There's a lot of controversy at the moment concerning whaling - some countries consider whale populations are sufficient to resume full scale hunting, while others believe the ban on whaling should be extended. In Troubled Waters Sarah Lazarus examines how the relationship between humans and whales (and other cetaceans such as dolphins) has developed over time. She looks at how human activity brought many species to the brink of extinction, at how attitudes have changed, and at the many problems which still remain. If you want to find out about what we are doing to these intelligent creatures then you will find this book of great interest.

The first chapter looks at the evolution of cetaceans, but the majority of the book concerns the interactions between humans and cetaceans rather than their biology. The book looks at the history of whaling, from early days when killing a single whale could provide many resources for a community , to the modern whaling ships with onboard processing plants. Later chapters look at other ways in which humans affect the lives of cetaceans, such as various forms of pollution, as well as keeping them in captivity.

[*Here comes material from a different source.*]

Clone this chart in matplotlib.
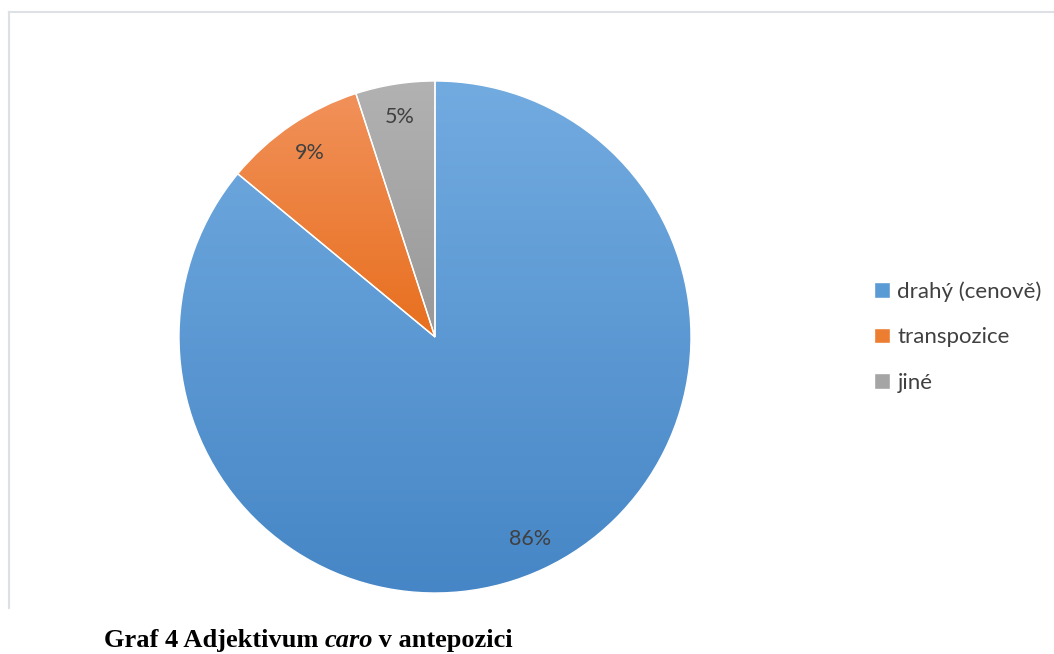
import numpy as np
import matplotlib
matplotlib.use("Agg")
import matplotlib.pyplot as plt
from matplotlib.colors import LinearSegmentedColormap
from matplotlib.lines import Line2D
from matplotlib.patches import Wedge

labels = ["drahý (cenově)", "transpozice", "jiné"]
shares = [86, 9, 5]
# light (top) and dark (bottom) ends of each slice's fill
top_colors = ["#72abe0", "#f1915a", "#b2b2b2"]
bottom_colors = ["#4686c6", "#e86f1e", "#989898"]
mid_colors = ["#5b9bd5", "#ed7d31", "#a5a5a5"]

W, H = 1054, 654
fig = plt.figure(figsize=(W / 100, H / 100), dpi=100)
fig.patch.set_facecolor("white")

# pie axes: centre (435, 337) px, radius 256 px
cx, cy, r = 435, 337, 256
ax = fig.add_axes([(cx - r) / W, (H - cy - r) / H, 2 * r / W, 2 * r / H])
ax.set_aspect("equal")
ax.axis("off")

wedges, texts, autotexts = ax.pie(
    shares, colors=mid_colors, startangle=90, counterclock=False, radius=1,
    autopct="%d%%", pctdistance=0.87,
    wedgeprops=dict(edgecolor="white", linewidth=1.0),
    textprops=dict(family="Lato", fontsize=15.5, color="#404040"),
)
for t in autotexts:
    t.set_zorder(5)

# vertical gradient inside each slice, clipped to the wedge outline
grad = np.linspace(0, 1, 256).reshape(-1, 1)
for w, c0, c1 in zip(wedges, top_colors, bottom_colors):
    verts = w.get_path().vertices
    x0, x1 = verts[:, 0].min(), verts[:, 0].max()
    y0, y1 = verts[:, 1].min(), verts[:, 1].max()
    cmap = LinearSegmentedColormap.from_list("g", [c0, c1])
    im = ax.imshow(grad, cmap=cmap, extent=[x0, x1, y0, y1], origin="upper",
                   aspect="auto", zorder=w.get_zorder() + 0.1, interpolation="bilinear")
    im.set_clip_path(w)
    ax.add_patch(Wedge(w.center, w.r, w.theta1, w.theta2, facecolor="none",
                       edgecolor="white", linewidth=1.0, zorder=w.get_zorder() + 0.2))
ax.set_xlim(-1.0, 1.0)
ax.set_ylim(-1.0, 1.0)

# legend
leg = fig.legend(wedges, labels, loc="center left", bbox_to_anchor=(854 / W, 1 - 337 / H),
                 frameon=False, handlelength=0.7, handleheight=0.7, handletextpad=0.35,
                 labelspacing=1.15, prop=dict(family="Lato", size=16))
for t in leg.get_texts():
    t.set_color("#404040")

# chart frame (top and left edges visible)
frame_c = "#dde1e6"
fig.add_artist(Line2D([9 / W, 1.0], [1 - 12 / H, 1 - 12 / H], color=frame_c, lw=1.5))
fig.add_artist(Line2D([9 / W, 9 / W], [1 - 12 / H, 1 - 608 / H], color=frame_c, lw=1.5))

# caption with italic word
renderer = fig.canvas.get_renderer()
parts = [("Graf 4 Adjektivum ", "normal", 0), ("caro", "italic", -1), (" v antepozici", "normal", 0)]
x = 104 / W
y = 1 - 647 / H
for s, style, nudge in parts:
    t = fig.text(x, y, s, family="Liberation Serif", weight="bold", style=style,
                 fontsize=19, color="black", va="baseline", ha="left")
    bb = t.get_window_extent(renderer)
    x += (bb.width + nudge) / W

fig.savefig("out.png", dpi=100)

The final chapter describes the author's hopes for the future - that cetaceans will receive much greater protection from the activities of humans.

Product Description
The relationship between humans and cetaceans - whales, dolphins and porpoises - has changed dramatically over the centuries. Where once a lost or stranded whale was hacked to death, now desperate attempts would be made to save it. In this Natural History Museum book, Sarah Lazarus describes the history of whaling; 20th-century efforts to limit the industry; the dire threat of polluted oceans; and the relatively recent interest in close encounters with whales and dolphins.